Leave the pictures out and transcribe every record exactly.

── INPUT ──

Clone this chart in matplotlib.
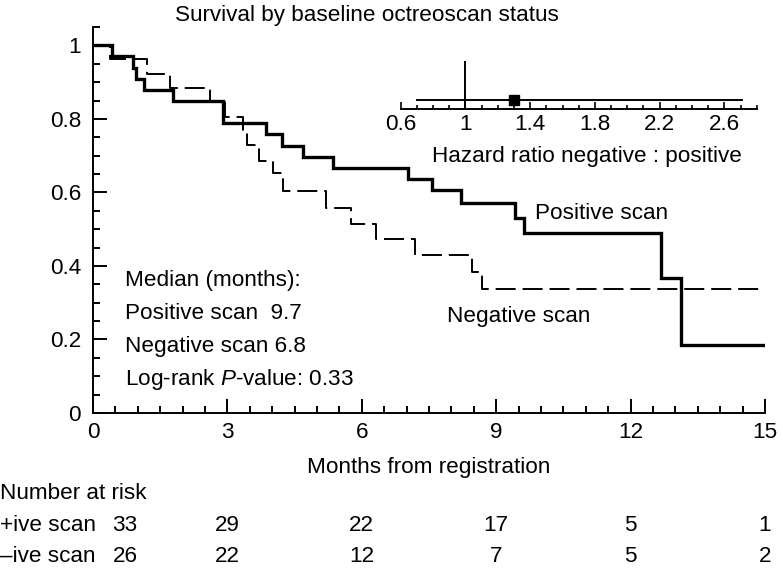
import numpy as np
import matplotlib
matplotlib.use("Agg")
import matplotlib.pyplot as plt
from matplotlib.ticker import MultipleLocator, FuncFormatter
from matplotlib.transforms import blended_transform_factory, ScaledTranslation

plt.rcParams['font.family'] = ['Liberation Sans', 'DejaVu Sans']
plt.rcParams['font.size'] = 16.2
plt.rcParams['mathtext.fontset'] = 'custom'
plt.rcParams['mathtext.rm'] = 'Liberation Sans'
plt.rcParams['mathtext.it'] = 'Liberation Sans:italic'
plt.rcParams['lines.scale_dashes'] = False

# Kaplan-Meier steps
pos_time = [0, 0.42, 0.90, 0.96, 1.14, 1.79, 2.91, 3.86, 4.21, 4.68, 5.36,
            7.04, 7.56, 8.21, 9.42, 9.61, 12.67, 13.12, 15]
pos_surv = [1, 0.970, 0.939, 0.909, 0.879, 0.848, 0.788, 0.758, 0.727, 0.697,
            0.667, 0.636, 0.606, 0.572, 0.530, 0.490, 0.368, 0.184, 0.184]

neg_time = [0, 0.38, 1.21, 1.72, 2.61, 2.95, 3.34, 3.44, 3.71, 4.02, 4.23,
            5.21, 5.76, 6.32, 7.19, 8.45, 8.68, 15]
neg_surv = [1, 0.962, 0.923, 0.885, 0.848, 0.806, 0.766, 0.728, 0.686, 0.652,
            0.605, 0.559, 0.515, 0.474, 0.431, 0.383, 0.336, 0.336]

# number at risk
risk_times = [0, 3, 6, 9, 12, 15]
risk_pos = [33, 29, 22, 17, 5, 1]
risk_neg = [26, 22, 12, 7, 5, 2]

# hazard ratio (negative : positive) with CI
hr = 1.30
hr_lo = 0.70
hr_hi = 2.71

W, H = 783, 568


def fx(px):
    return px / W


def fy(py):
    return 1 - py / H


fig = plt.figure(figsize=(7.83, 5.68), dpi=100)
ax = fig.add_axes([fx(93), fy(413), fx(765) - fx(93), fy(27) - fy(413)])

ax.plot(pos_time, pos_surv, drawstyle='steps-post', color='black', lw=2.4,
        solid_joinstyle='miter')
ax.plot(neg_time, neg_surv, drawstyle='steps-post', color='black', lw=1.4,
        dashes=(14.4, 5))

ax.set_xlim(0, 15)
ax.set_ylim(0, 1.05)
for s in ['top', 'right']:
    ax.spines[s].set_visible(False)
for s in ['left', 'bottom']:
    ax.spines[s].set_linewidth(1.4)

ax.xaxis.set_major_locator(MultipleLocator(3))
ax.xaxis.set_minor_locator(MultipleLocator(0.5))
ax.yaxis.set_major_locator(MultipleLocator(0.2))
ax.yaxis.set_minor_locator(MultipleLocator(0.05))
ax.yaxis.set_major_formatter(FuncFormatter(lambda v, p: f"{v:g}"))
ax.tick_params(which='both', direction='in', width=1.4)
ax.tick_params(which='major', length=10)
ax.tick_params(which='minor', length=5)
ax.tick_params(axis='x', pad=6.5)
ax.tick_params(axis='y', pad=8.5)

# curve labels
ax.text(9.87, 0.5285, 'Positive scan', ha='left', va='baseline')
ax.text(7.90, 0.248, 'Negative scan', ha='left', va='baseline')

# medians block
ax.text(0.714, 0.346, 'Median (months):', ha='left', va='baseline')
ax.text(0.714, 0.2554, 'Positive scan  9.7', ha='left', va='baseline')
ax.text(0.714, 0.1666, 'Negative scan 6.8', ha='left', va='baseline')
ax.text(0.714, 0.0761, 'Log-rank $P$-value: 0.33', ha='left', va='baseline')

# title and axis label
fig.text(fx(175), fy(20.7), 'Survival by baseline octreoscan status',
         ha='left', va='baseline')
fig.text(fx(429), fy(473), 'Months from registration', ha='center', va='baseline')

# number at risk table
fig.text(0, fy(499.3), 'Number at risk', ha='left', va='baseline')
fig.text(0, fy(530.7), '+ive scan', ha='left', va='baseline')
fig.text(0, fy(562.3), '\u2013ive scan', ha='left', va='baseline')
trans = blended_transform_factory(ax.transData, fig.transFigure)
shift = ScaledTranslation(32 / 100, 0, fig.dpi_scale_trans)
for t, n1, n2 in zip(risk_times, risk_pos, risk_neg):
    tr = trans + shift if t == 0 else trans
    fig.text(t, fy(530.7), str(n1), ha='center', va='baseline', transform=tr)
    fig.text(t, fy(562.3), str(n2), ha='center', va='baseline', transform=tr)

# inset hazard ratio plot
ins = fig.add_axes([fx(400.7), fy(109), fx(756.7) - fx(400.7), fy(60.7) - fy(109)])
ins.set_xlim(0.6, 2.8)
ins.set_ylim(0, 1)
for s in ['top', 'right', 'left']:
    ins.spines[s].set_visible(False)
ins.spines['bottom'].set_linewidth(1.4)
ins.patch.set_alpha(0)
ins.set_yticks([])
ins.xaxis.set_major_locator(MultipleLocator(0.4))
ins.xaxis.set_minor_locator(MultipleLocator(0.1))
ins.xaxis.set_major_formatter(FuncFormatter(lambda v, p: f"{v:g}"))
ins.set_xticks(np.arange(0.6, 2.61, 0.4))
ins.tick_params(which='both', direction='in', width=1.2, pad=3.6)
ins.tick_params(which='major', length=5)
ins.tick_params(which='minor', length=3)
ins.axvline(1, color='black', lw=1.4)
ins.plot([hr_lo, hr_hi], [0.19, 0.19], color='black', lw=1.4)
ins.plot([hr], [0.19], marker='s', color='black', markersize=7.2)
fig.text(fx(586.7), fy(161.7), 'Hazard ratio negative : positive',
         ha='center', va='baseline')

fig.savefig('out.png', dpi=100)
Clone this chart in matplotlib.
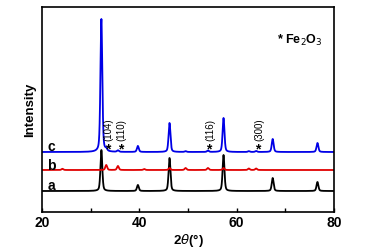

───

## ANSWER TO THE EXERCISE:
Clone this chart in matplotlib.
import numpy as np
import matplotlib
matplotlib.use("Agg")
import matplotlib.pyplot as plt
from matplotlib.ticker import MultipleLocator, FuncFormatter
from matplotlib.transforms import blended_transform_factory, ScaledTranslation

plt.rcParams['font.family'] = ['Liberation Sans', 'DejaVu Sans']
plt.rcParams['font.size'] = 16.2
plt.rcParams['mathtext.fontset'] = 'custom'
plt.rcParams['mathtext.rm'] = 'Liberation Sans'
plt.rcParams['mathtext.it'] = 'Liberation Sans:italic'
plt.rcParams['lines.scale_dashes'] = False

# Kaplan-Meier steps
pos_time = [0, 0.42, 0.90, 0.96, 1.14, 1.79, 2.91, 3.86, 4.21, 4.68, 5.36,
            7.04, 7.56, 8.21, 9.42, 9.61, 12.67, 13.12, 15]
pos_surv = [1, 0.970, 0.939, 0.909, 0.879, 0.848, 0.788, 0.758, 0.727, 0.697,
            0.667, 0.636, 0.606, 0.572, 0.530, 0.490, 0.368, 0.184, 0.184]

neg_time = [0, 0.38, 1.21, 1.72, 2.61, 2.95, 3.34, 3.44, 3.71, 4.02, 4.23,
            5.21, 5.76, 6.32, 7.19, 8.45, 8.68, 15]
neg_surv = [1, 0.962, 0.923, 0.885, 0.848, 0.806, 0.766, 0.728, 0.686, 0.652,
            0.605, 0.559, 0.515, 0.474, 0.431, 0.383, 0.336, 0.336]

# number at risk
risk_times = [0, 3, 6, 9, 12, 15]
risk_pos = [33, 29, 22, 17, 5, 1]
risk_neg = [26, 22, 12, 7, 5, 2]

# hazard ratio (negative : positive) with CI
hr = 1.30
hr_lo = 0.70
hr_hi = 2.71

W, H = 783, 568


def fx(px):
    return px / W


def fy(py):
    return 1 - py / H


fig = plt.figure(figsize=(7.83, 5.68), dpi=100)
ax = fig.add_axes([fx(93), fy(413), fx(765) - fx(93), fy(27) - fy(413)])

ax.plot(pos_time, pos_surv, drawstyle='steps-post', color='black', lw=2.4,
        solid_joinstyle='miter')
ax.plot(neg_time, neg_surv, drawstyle='steps-post', color='black', lw=1.4,
        dashes=(14.4, 5))

ax.set_xlim(0, 15)
ax.set_ylim(0, 1.05)
for s in ['top', 'right']:
    ax.spines[s].set_visible(False)
for s in ['left', 'bottom']:
    ax.spines[s].set_linewidth(1.4)

ax.xaxis.set_major_locator(MultipleLocator(3))
ax.xaxis.set_minor_locator(MultipleLocator(0.5))
ax.yaxis.set_major_locator(MultipleLocator(0.2))
ax.yaxis.set_minor_locator(MultipleLocator(0.05))
ax.yaxis.set_major_formatter(FuncFormatter(lambda v, p: f"{v:g}"))
ax.tick_params(which='both', direction='in', width=1.4)
ax.tick_params(which='major', length=10)
ax.tick_params(which='minor', length=5)
ax.tick_params(axis='x', pad=6.5)
ax.tick_params(axis='y', pad=8.5)

# curve labels
ax.text(9.87, 0.5285, 'Positive scan', ha='left', va='baseline')
ax.text(7.90, 0.248, 'Negative scan', ha='left', va='baseline')

# medians block
ax.text(0.714, 0.346, 'Median (months):', ha='left', va='baseline')
ax.text(0.714, 0.2554, 'Positive scan  9.7', ha='left', va='baseline')
ax.text(0.714, 0.1666, 'Negative scan 6.8', ha='left', va='baseline')
ax.text(0.714, 0.0761, 'Log-rank $P$-value: 0.33', ha='left', va='baseline')

# title and axis label
fig.text(fx(175), fy(20.7), 'Survival by baseline octreoscan status',
         ha='left', va='baseline')
fig.text(fx(429), fy(473), 'Months from registration', ha='center', va='baseline')

# number at risk table
fig.text(0, fy(499.3), 'Number at risk', ha='left', va='baseline')
fig.text(0, fy(530.7), '+ive scan', ha='left', va='baseline')
fig.text(0, fy(562.3), '\u2013ive scan', ha='left', va='baseline')
trans = blended_transform_factory(ax.transData, fig.transFigure)
shift = ScaledTranslation(32 / 100, 0, fig.dpi_scale_trans)
for t, n1, n2 in zip(risk_times, risk_pos, risk_neg):
    tr = trans + shift if t == 0 else trans
    fig.text(t, fy(530.7), str(n1), ha='center', va='baseline', transform=tr)
    fig.text(t, fy(562.3), str(n2), ha='center', va='baseline', transform=tr)

# inset hazard ratio plot
ins = fig.add_axes([fx(400.7), fy(109), fx(756.7) - fx(400.7), fy(60.7) - fy(109)])
ins.set_xlim(0.6, 2.8)
ins.set_ylim(0, 1)
for s in ['top', 'right', 'left']:
    ins.spines[s].set_visible(False)
ins.spines['bottom'].set_linewidth(1.4)
ins.patch.set_alpha(0)
ins.set_yticks([])
ins.xaxis.set_major_locator(MultipleLocator(0.4))
ins.xaxis.set_minor_locator(MultipleLocator(0.1))
ins.xaxis.set_major_formatter(FuncFormatter(lambda v, p: f"{v:g}"))
ins.set_xticks(np.arange(0.6, 2.61, 0.4))
ins.tick_params(which='both', direction='in', width=1.2, pad=3.6)
ins.tick_params(which='major', length=5)
ins.tick_params(which='minor', length=3)
ins.axvline(1, color='black', lw=1.4)
ins.plot([hr_lo, hr_hi], [0.19, 0.19], color='black', lw=1.4)
ins.plot([hr], [0.19], marker='s', color='black', markersize=7.2)
fig.text(fx(586.7), fy(161.7), 'Hazard ratio negative : positive',
         ha='center', va='baseline')

fig.savefig('out.png', dpi=100)
Clone this chart in matplotlib.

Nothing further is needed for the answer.